Judge Rules HP Must Face Class Action Lawsuit Over Disabled Printers

Printers are one of the great necessary evils in our modern world, much to the chagrin of consumers. Now a U.S. federal judge has ruled that HP must face a class action lawsuit, in which the plaintiffs argue that the company’s all-in-one printers brick themselves when the ink runs low.

The lawsuit was filed in June in the Northern District of California federal court, but the Associated Press reports that yesterday, U.S. District Judge Beth Labson Freeman tossed out the company’s attempt to dismiss the suit. The lawsuit argues that HP’s all-in-one printers cease to function once any of its ink cartridges run dry—including all non-printing functions.

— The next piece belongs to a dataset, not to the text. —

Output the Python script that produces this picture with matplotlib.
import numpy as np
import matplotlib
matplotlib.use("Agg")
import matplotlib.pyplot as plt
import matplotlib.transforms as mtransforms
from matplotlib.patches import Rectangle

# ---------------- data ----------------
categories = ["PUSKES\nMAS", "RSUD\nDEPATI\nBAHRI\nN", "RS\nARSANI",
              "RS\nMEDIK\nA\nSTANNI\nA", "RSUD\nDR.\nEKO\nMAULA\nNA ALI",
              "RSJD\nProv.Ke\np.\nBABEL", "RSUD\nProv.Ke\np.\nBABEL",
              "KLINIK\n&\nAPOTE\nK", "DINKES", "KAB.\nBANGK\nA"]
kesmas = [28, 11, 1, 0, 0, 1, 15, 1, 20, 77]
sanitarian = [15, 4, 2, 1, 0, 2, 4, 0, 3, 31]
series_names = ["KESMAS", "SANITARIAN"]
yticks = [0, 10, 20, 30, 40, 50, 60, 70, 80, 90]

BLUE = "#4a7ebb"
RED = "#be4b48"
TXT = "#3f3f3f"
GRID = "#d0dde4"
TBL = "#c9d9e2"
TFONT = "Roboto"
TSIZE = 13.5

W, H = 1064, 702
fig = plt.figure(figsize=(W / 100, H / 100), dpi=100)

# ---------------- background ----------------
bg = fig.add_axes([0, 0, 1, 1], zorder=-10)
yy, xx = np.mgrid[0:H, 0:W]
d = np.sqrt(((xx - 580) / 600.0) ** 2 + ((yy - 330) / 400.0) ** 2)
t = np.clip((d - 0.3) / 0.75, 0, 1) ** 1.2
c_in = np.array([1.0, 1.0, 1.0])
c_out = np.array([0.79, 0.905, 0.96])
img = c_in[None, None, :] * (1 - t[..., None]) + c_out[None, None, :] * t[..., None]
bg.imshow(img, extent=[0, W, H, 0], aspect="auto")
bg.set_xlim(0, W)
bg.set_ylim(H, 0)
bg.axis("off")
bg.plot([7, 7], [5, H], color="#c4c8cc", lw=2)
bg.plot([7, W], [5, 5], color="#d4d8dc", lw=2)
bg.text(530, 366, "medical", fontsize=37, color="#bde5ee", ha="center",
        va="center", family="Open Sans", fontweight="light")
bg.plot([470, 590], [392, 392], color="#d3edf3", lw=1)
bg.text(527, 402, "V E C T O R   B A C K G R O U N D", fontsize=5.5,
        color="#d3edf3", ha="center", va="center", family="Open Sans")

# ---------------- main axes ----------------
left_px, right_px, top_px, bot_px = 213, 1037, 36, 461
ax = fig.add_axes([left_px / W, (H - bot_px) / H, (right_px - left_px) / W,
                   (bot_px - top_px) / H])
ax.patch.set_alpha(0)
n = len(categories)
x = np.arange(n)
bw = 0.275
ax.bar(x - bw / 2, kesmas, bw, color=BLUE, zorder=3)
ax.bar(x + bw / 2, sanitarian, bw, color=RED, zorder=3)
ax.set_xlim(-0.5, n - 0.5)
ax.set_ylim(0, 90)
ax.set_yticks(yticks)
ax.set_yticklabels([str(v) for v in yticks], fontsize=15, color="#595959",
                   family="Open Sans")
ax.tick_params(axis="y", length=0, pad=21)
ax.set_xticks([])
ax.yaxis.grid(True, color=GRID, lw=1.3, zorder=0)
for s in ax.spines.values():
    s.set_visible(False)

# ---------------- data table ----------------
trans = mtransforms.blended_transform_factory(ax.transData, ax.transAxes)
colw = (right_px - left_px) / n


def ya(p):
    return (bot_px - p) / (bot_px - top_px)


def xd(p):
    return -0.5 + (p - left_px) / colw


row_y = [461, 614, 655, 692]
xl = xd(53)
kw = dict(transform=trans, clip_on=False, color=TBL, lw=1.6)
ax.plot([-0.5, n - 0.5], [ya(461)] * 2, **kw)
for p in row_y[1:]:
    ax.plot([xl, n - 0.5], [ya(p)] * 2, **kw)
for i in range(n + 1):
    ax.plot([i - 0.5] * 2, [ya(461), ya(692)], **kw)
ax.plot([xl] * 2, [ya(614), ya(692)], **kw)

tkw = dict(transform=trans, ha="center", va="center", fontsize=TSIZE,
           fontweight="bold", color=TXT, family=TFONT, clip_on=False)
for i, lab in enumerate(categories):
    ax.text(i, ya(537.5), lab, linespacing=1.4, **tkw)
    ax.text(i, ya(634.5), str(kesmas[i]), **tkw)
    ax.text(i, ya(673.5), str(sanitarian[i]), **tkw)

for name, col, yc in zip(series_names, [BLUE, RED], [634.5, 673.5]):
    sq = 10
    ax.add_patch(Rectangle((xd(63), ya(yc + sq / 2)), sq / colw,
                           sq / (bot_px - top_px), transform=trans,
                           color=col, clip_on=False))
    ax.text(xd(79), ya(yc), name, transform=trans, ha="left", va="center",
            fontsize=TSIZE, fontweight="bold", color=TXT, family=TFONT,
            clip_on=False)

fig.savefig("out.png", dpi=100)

In other words, if ink levels in one of the four cartridges (black, cyan, yellow, magenta) are deemed too low by the printer, users have found they are unable to scan or fax an item.

“What HP fails to disclose is that, if even one of the ink cartridges is too low, empty, or damaged, the scanning function on the ‘all-in-one’ printer will be disabled and will not work as advertised,” the complaint reads. “None of HP’s advertising or marketing materials disclose the basic fact that its All-in-One Printers do not scan documents when the devices have low or empty ink cartridges.”

HP did not immediately return Gizmodo’s request for comment on the pending case.

The plaintiffs initially filed the lawsuit last year. Judge Freeman dismissed that lawsuit, but allowed them to refile, with the updated complaint submitted earlier this summer.

This is not the first time HP has landed in hot water over shady practices concerning its printers. Gizmodo previously reported that HP printers were rejecting third-party ink, forcing consumers to buy the company’s own overpriced ink cartridges. HP is not alone, however, in allegedly bricking its printers when the ink runs dry—Canon faced a similar lawsuit back in 2021. Likewise, Epson was accused of having printers shut down after some arbitrary amount of use.